Selanjutnya lebe membacakan doanya setelah ia berkumur-kumur terlebih
dahulu dengan air yang sama dari kendi. Pembacaan doa diakhiri dengan
ucapan amin dan pembacaan Al-fatihah. Maka berakhirlah pesta upacara
Hajat Sasih tersebut. Usai upacara dilanjutkan dengan makan nasi tumpeng
bersama-sama. Nasi tumpeng ini ada yang langsung dimakan di mesjid, ada
pula yang dibawa pulang kerumah untuk dimakan bersama keluarga mereka.
Perkawinan
Upacara
perkawinan bagi masyarakat Kampung Naga adalah upacara yang dilakukan
setelah selesainya akad nikah. adapun tahap-tahap upacara tersebut
adalah sebagai berikut: upacarasawer, nincak endog (menginjak telur), buka pintu, ngariung(berkumpul), ngamparmunjungan. (berhamparan), dan diakhiri dengan
Upacara sawer dilakukan selesai akad
nikah, pasangan pengantin dibawa ketempat panyaweran, tepat di muka
pintu. mereka dipayungi dan tukang sawer berdiri di hadapan kedua
pengantin. panyawer mengucapkan ijab kabul, dilanjutkan dengan
melantunkan syair sawer. ketika melantunkan syair sawer, penyawer
menyelinginya dengan menaburkan beras, irisan kunir, dan uang logam ke
arah pengantin. Anak-anak yang bergerombol di belakang pengantin saling
berebut memungut uang sawer. isi syair sawer berupa nasihat kepada
pasangan pengantin baru.
Usai upacara sawer dilanjutkan dengan upacara nincak endog. endog (telur) disimpan di atas golodog dan
mempelai laki-laki menginjaknya. Kemudian mempelai perempuan mencuci
kaki mempelai laki-laki dengan air kendi. Setelah itu mempelai perempuan
masuk ke dalam rumah, sedangkan mempelai laki-laki berdiri di muka
pintu untuk melaksanakan upacara buka pintu. Dalam upacara buka pintu
terjadi tanya jawab antara kedua mempelai yang diwakili oleh
masing-masing pendampingnya dengan cara dilagukan. Sebagai pembuka
mempelai laki-laki mengucapkan salam 'Assalammu'alaikum Wr. Wb.' yang
kemudian dijawab oleh mempelai perempuan 'Wassalamu'alaikum Wr.
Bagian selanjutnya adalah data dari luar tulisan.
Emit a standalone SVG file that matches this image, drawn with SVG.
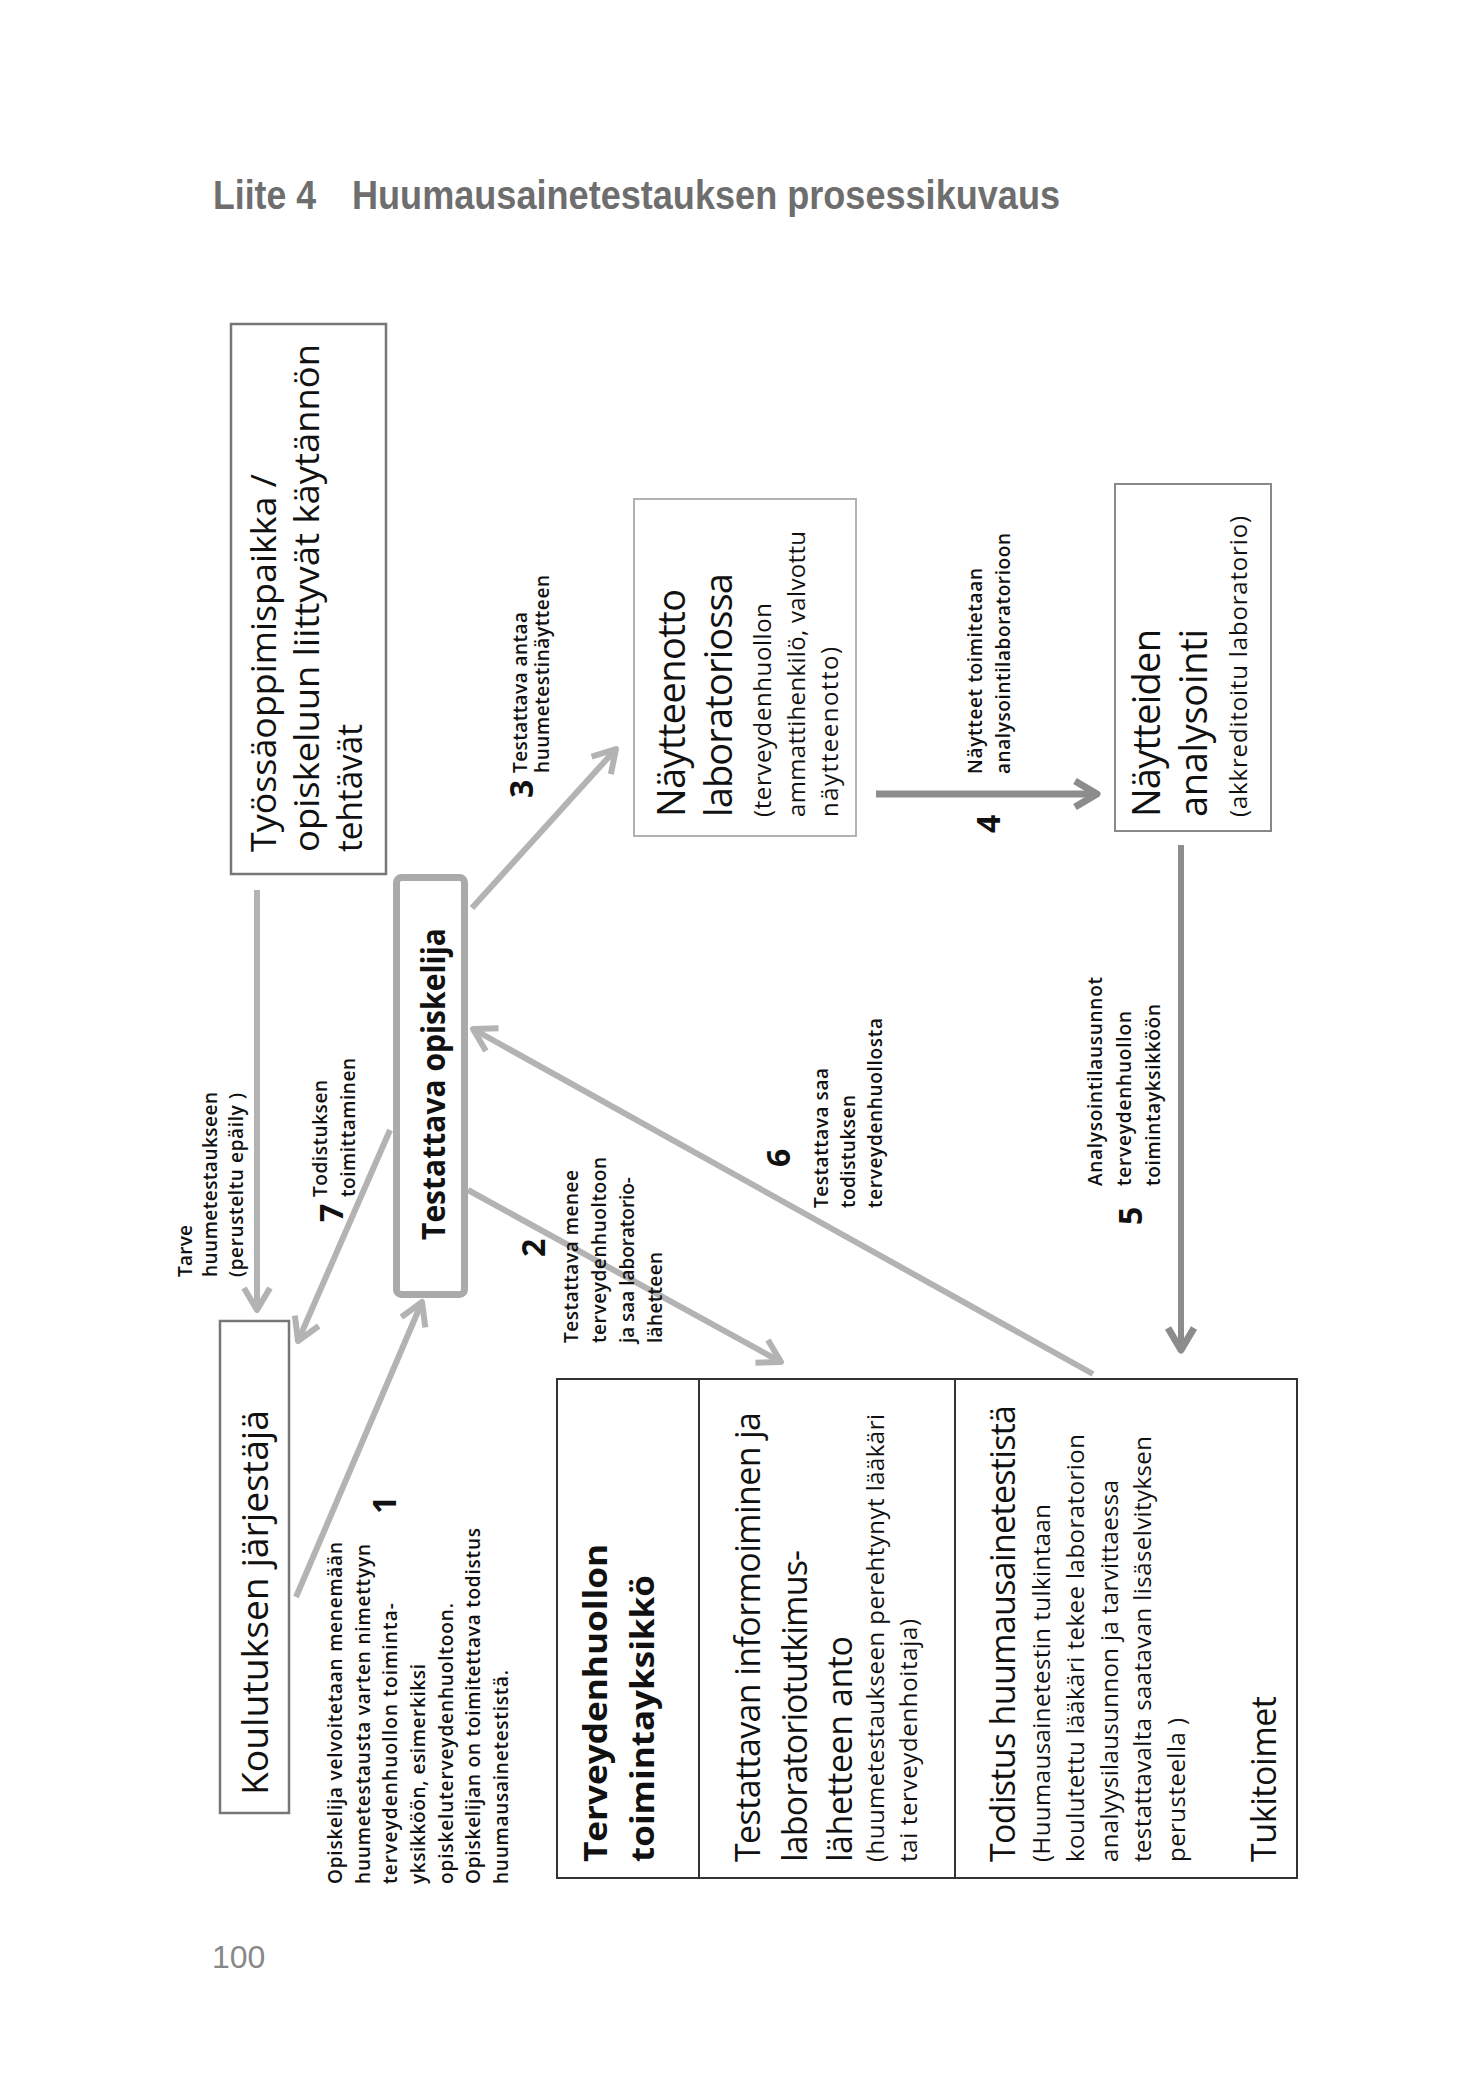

Wb.'
setelah tanya jawab selesai pintu pun dibuka dan selesailah upacara buka
pintu.
Setelah upacara buka pintu dilaksanakan,
dilanjutkan dengan upacara ngampar, dan munjungan. Ketiga upacara
terakhir ini hanya ada di masyarakat Kampung Naga. Upacara riungan
adalah upacara yang hanya dihadiri oleh orang tua kedua mempelai,
kerabat dekat, sesepuh, dan kuncen. Adapun kedua mempelai duduk
berhadapan, setelah semua peserta hadir, kasur yang akan dipakai
pengantin diletakan di depan kuncen. Kuncen mengucapakan kata-kata
pembukaan dilanjutkan dengan pembacaan doa sambil membakar kemenyan.
Kasur kemudian di angkat oleh beberapa orang tepat diatas asap kemenyan.
Usai acara tersebut dilanjutkan dengan
acara munjungan. kedua mempelai bersujud sungkem kepada kedua orang tua
mereka, sesepuh, kerabat dekat, dan kuncen.
Akhirnya selesailah rangkaian upacara
perkawinan di atas. Sebagai ungkapan rasa terima kasih kepada para
undangan, tuan rumah membagikan makanan kepada mereka. Masing-masing
mendapatkan boboko (bakul) yang berisi nasi dengan lauk pauknya dan rigen yang berisi opak, wajit, rengginang, dan pisang.
Beberapa hari setelah perkawinan, kedua
mempelai wajib berkunjung kepada saudara-saudaranya, baik dari pihak
laki-laki maupun dari pihak perempuan. Maksudnya untuk menyampaikan
ucapan terima kasih atas bantuan mereka selama acara perkawinan yang
telah lalu. Biasanya sambil berkunjung kedua mempelai membawa nasi
dengan lauk pauknya. Usai beramah tamah, ketika kedua mempelai
berpamitan akan pulang, maka pihak keluarga yang dikunjungi memberikan
hadiah seperti peralatan untuk keperluan rumah tangga mereka.